The immediate consequences of the ruling are as follows. First, incremental natural gas produced in Appalachia will be stranded there, driving down prices in that region while increasing prices for the rest of the US market, which was counting on ready access to Appalachian production to meet their future needs. Second, the decision will limit the ability of US LNG export terminals to meet global natural gas demand, further eroding our geopolitical power and emboldening our adversaries – forcing us to make unseemly alliances with despots like the Emir of Qatar. Finally, the decision will make it even harder to attract much-needed capital for future domestic energy development projects. The Mountain Valley Pipeline project received its Certificate of Convenience and Necessity from the Federal Energy Regulatory Commission on October 13, 2017 and construction began months thereafter.
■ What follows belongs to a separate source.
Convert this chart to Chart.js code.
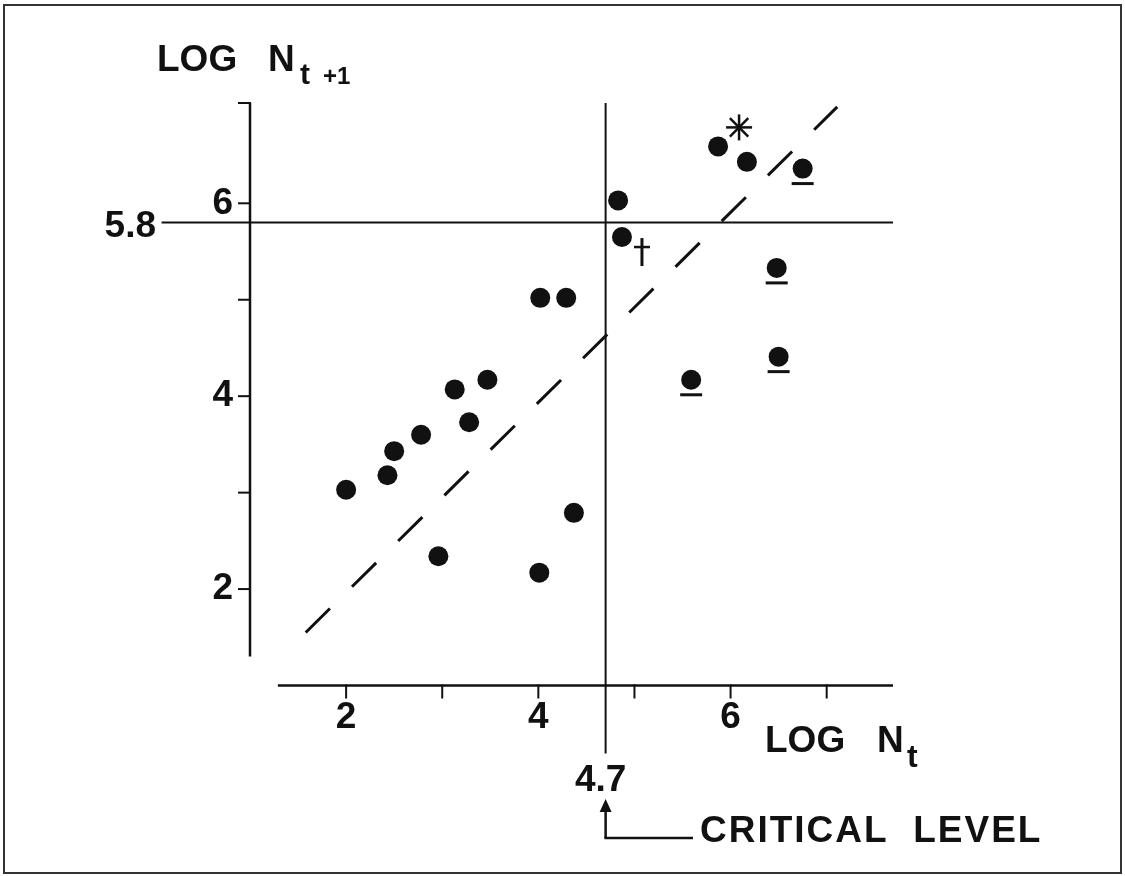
<!DOCTYPE html>
<html>
<head>
<meta charset="utf-8">
<script src="https://cdn.jsdelivr.net/npm/chart.js@4.4.0/dist/chart.umd.min.js"></script>
<style>
  html, body { margin: 0; padding: 0; background: #fff; }
  canvas { display: block; }
</style>
</head>
<body>
<canvas id="c" width="1125" height="876"></canvas>
<script>
// Log population in year t (x) against log population in year t+1 (y)
const dotX = [2.00, 2.43, 2.50, 2.78, 2.96, 3.13, 3.28, 3.47, 4.02, 4.01, 4.29, 4.37, 4.83, 4.87, 5.87, 6.17];
const dotY = [3.03, 3.18, 3.43, 3.60, 2.34, 4.07, 3.73, 4.17, 5.02, 2.17, 5.02, 2.79, 6.03, 5.65, 6.59, 6.43];
// years drawn with a bar under the dot
const barredX = [5.59, 6.48, 6.50, 6.75];
const barredY = [4.17, 5.33, 4.41, 6.36];
// replacement line (dashed)
const diagX = [1.58, 7.11];
const diagY = [1.55, 7.00];
// axis ticks; only even values carry a label
const xTicks = [2, 3, 4, 5, 6, 7];
const yTicks = [2, 3, 4, 5, 6];
// reference levels
const CRITICAL_LEVEL = 4.7;
const CEILING = 5.8;
// annotated years (indices into dotX / dotY)
const DAGGER_AT = 13;
const ASTERISK_AT = 14;

// axis extents
const X_MIN = 1, X_MAX = 7.69, X_AXIS_START = 1.29;
const Y_MIN = 1, Y_MAX = 7.04, Y_AXIS_START = 1.3;
const CEILING_FROM = 0.08;

const INK = '#111';
const FONT = '"Liberation Sans", Arial, Helvetica, sans-serif';

const toPoints = (xs, ys) => xs.map((v, i) => ({ x: v, y: ys[i] }));

function seg(ctx, x1, y1, x2, y2) {
  ctx.beginPath();
  ctx.moveTo(x1, y1);
  ctx.lineTo(x2, y2);
  ctx.stroke();
}

function txt(ctx, s, x, y, size, align, spacing) {
  ctx.font = 'bold ' + size + 'px ' + FONT;
  ctx.textAlign = align || 'left';
  ctx.textBaseline = 'alphabetic';
  ctx.letterSpacing = spacing || '0px';
  ctx.fillText(s, x, y);
  ctx.letterSpacing = '0px';
}

const figureMarks = {
  id: 'figureMarks',
  beforeDatasetsDraw(chart) {
    const { ctx, scales: { x, y } } = chart;
    ctx.save();
    ctx.strokeStyle = INK;
    ctx.lineCap = 'butt';
    const ax = x.getPixelForValue(X_MIN);
    const ay = y.getPixelForValue(Y_MIN);
    // detached axis lines
    ctx.lineWidth = 2.5;
    seg(ctx, ax, y.getPixelForValue(Y_AXIS_START), ax, y.getPixelForValue(Y_MAX));
    seg(ctx, x.getPixelForValue(X_AXIS_START), ay, x.getPixelForValue(X_MAX), ay);
    // tick marks
    ctx.lineWidth = 2;
    yTicks.concat([Y_MAX]).forEach(v => {
      const p = y.getPixelForValue(v);
      seg(ctx, ax - 12, p, ax + 1, p);
    });
    xTicks.forEach(v => {
      const p = x.getPixelForValue(v);
      seg(ctx, p, ay - 1, p, ay + 13);
    });
    // critical level and ceiling
    const cx = x.getPixelForValue(CRITICAL_LEVEL);
    seg(ctx, cx, y.getPixelForValue(Y_MAX), cx, ay + 68);
    const hy = y.getPixelForValue(CEILING);
    seg(ctx, x.getPixelForValue(CEILING_FROM), hy, x.getPixelForValue(X_MAX), hy);
    ctx.restore();
  },
  afterDatasetsDraw(chart) {
    const { ctx } = chart;
    ctx.save();
    ctx.strokeStyle = INK;
    ctx.fillStyle = INK;
    // bars under the marked years
    ctx.lineWidth = 3;
    chart.getDatasetMeta(1).data.forEach(pt => {
      seg(ctx, pt.x - 11, pt.y + 15, pt.x + 11, pt.y + 15);
    });
    const dots = chart.getDatasetMeta(0).data;
    // asterisk
    const a = dots[ASTERISK_AT];
    const ax = a.x + 21, ay = a.y - 19, r = 13;
    ctx.lineWidth = 2.5;
    for (let k = 0; k < 4; k++) {
      const t = k * Math.PI / 4;
      seg(ctx, ax - r * Math.cos(t), ay - r * Math.sin(t), ax + r * Math.cos(t), ay + r * Math.sin(t));
    }
    // dagger
    const d = dots[DAGGER_AT];
    const dx = d.x + 20;
    ctx.lineWidth = 3;
    seg(ctx, dx, d.y + 1, dx, d.y + 29);
    ctx.lineWidth = 2.5;
    seg(ctx, dx - 8, d.y + 10, dx + 8, d.y + 10);
    ctx.restore();
  },
  afterDraw(chart) {
    const { ctx, scales: { x, y } } = chart;
    ctx.save();
    ctx.fillStyle = INK;
    ctx.strokeStyle = INK;
    // y title: LOG N(t+1)
    txt(ctx, 'LOG', 157, 71, 37);
    txt(ctx, 'N', 268, 71, 37);
    txt(ctx, 't', 300, 84, 30);
    txt(ctx, '+1', 323, 84, 24);
    // x title: LOG N(t)
    txt(ctx, 'LOG', 765, 752, 37);
    txt(ctx, 'N', 877, 752, 37);
    txt(ctx, 't', 907, 767, 32);
    // ceiling label
    const hy = y.getPixelForValue(CEILING);
    txt(ctx, String(CEILING), 156, hy + 14, 37, 'right');
    // critical level label and arrow
    const cx = x.getPixelForValue(CRITICAL_LEVEL);
    txt(ctx, String(CRITICAL_LEVEL), cx - 5, 791, 37, 'center');
    ctx.lineWidth = 2.5;
    seg(ctx, cx, 838, cx, 808);
    seg(ctx, cx - 1.25, 838, 693, 838);
    ctx.beginPath();
    ctx.moveTo(cx, 799);
    ctx.lineTo(cx - 6, 812);
    ctx.lineTo(cx + 6, 812);
    ctx.closePath();
    ctx.fill();
    txt(ctx, 'CRITICAL  LEVEL', 700, 842, 37, 'left', '2px');
    // frame
    ctx.lineWidth = 2;
    ctx.strokeStyle = '#333';
    ctx.strokeRect(4, 5, 1117, 868);
    ctx.restore();
  }
};

const tickFont = { family: FONT, weight: 'bold', size: 37 };

new Chart(document.getElementById('c'), {
  type: 'scatter',
  data: {
    datasets: [
      {
        data: toPoints(dotX, dotY),
        backgroundColor: INK,
        borderWidth: 0,
        pointRadius: 10,
        pointHoverRadius: 10
      },
      {
        data: toPoints(barredX, barredY),
        backgroundColor: INK,
        borderWidth: 0,
        pointRadius: 10,
        pointHoverRadius: 10
      },
      {
        data: toPoints(diagX, diagY),
        showLine: true,
        borderColor: INK,
        borderWidth: 3,
        borderDash: [34, 31],
        pointRadius: 0,
        pointHoverRadius: 0,
        fill: false
      }
    ]
  },
  options: {
    responsive: false,
    animation: false,
    events: [],
    layout: { padding: { left: 0, right: 232, top: 103, bottom: 0 } },
    plugins: { legend: { display: false }, tooltip: { enabled: false } },
    scales: {
      x: {
        type: 'linear',
        min: X_MIN,
        max: X_MAX,
        afterBuildTicks: s => { s.ticks = xTicks.map(v => ({ value: v })); },
        afterFit: s => { s.height = 190.5; },
        grid: { display: false, drawTicks: false },
        border: { display: false },
        ticks: {
          padding: 10,
          color: INK,
          font: tickFont,
          maxRotation: 0,
          autoSkip: false,
          callback: v => (v % 2 === 0 ? String(v) : '')
        }
      },
      y: {
        type: 'linear',
        min: Y_MIN,
        max: Y_MAX,
        afterBuildTicks: s => { s.ticks = yTicks.map(v => ({ value: v })); },
        afterFit: s => { s.width = 250; },
        grid: { display: false, drawTicks: false },
        border: { display: false },
        ticks: {
          padding: 17,
          color: INK,
          font: tickFont,
          autoSkip: false,
          callback: v => (v % 2 === 0 ? String(v) : '')
        }
      }
    }
  },
  plugins: [figureMarks]
});
</script>
</body>
</html>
That it is still in political limbo more than five years later sends a loud and clear message to energy investors: look elsewhere to deploy capital. Here’s another quote from an earlier piece by RBN Energy which foreshadowed the consequences of the latest events:
“It’s no secret to anybody paying attention to U.S. natural gas markets that Appalachia has long been bedeviled by midstream constraints, often leading to deep gas price discounts. There have been brief respites when new capacity has come online, allowing more gas to flow out, but if you've been reading our blogs and natural gas reports lately, you know we've been sounding the alarm about the growing specter of constraints reemerging. Across the country, the boom in pipeline reversals, greenfield projects, and pipeline expansions that characterized much of the 2010s is pretty much over, with just a couple of approved expansions left, and it’s gotten much harder for projects offering additional capacity to gain traction, especially in the Northeast.”
We wish we could close this piece on an uplifting note but are instead exhausted from unfurling the contortions of our political establishment. What’s clear is that we are an unserious people in a do loop of unproductive contradictions rapidly hurling towards parts unknown.
We like Bourdain’s version much better.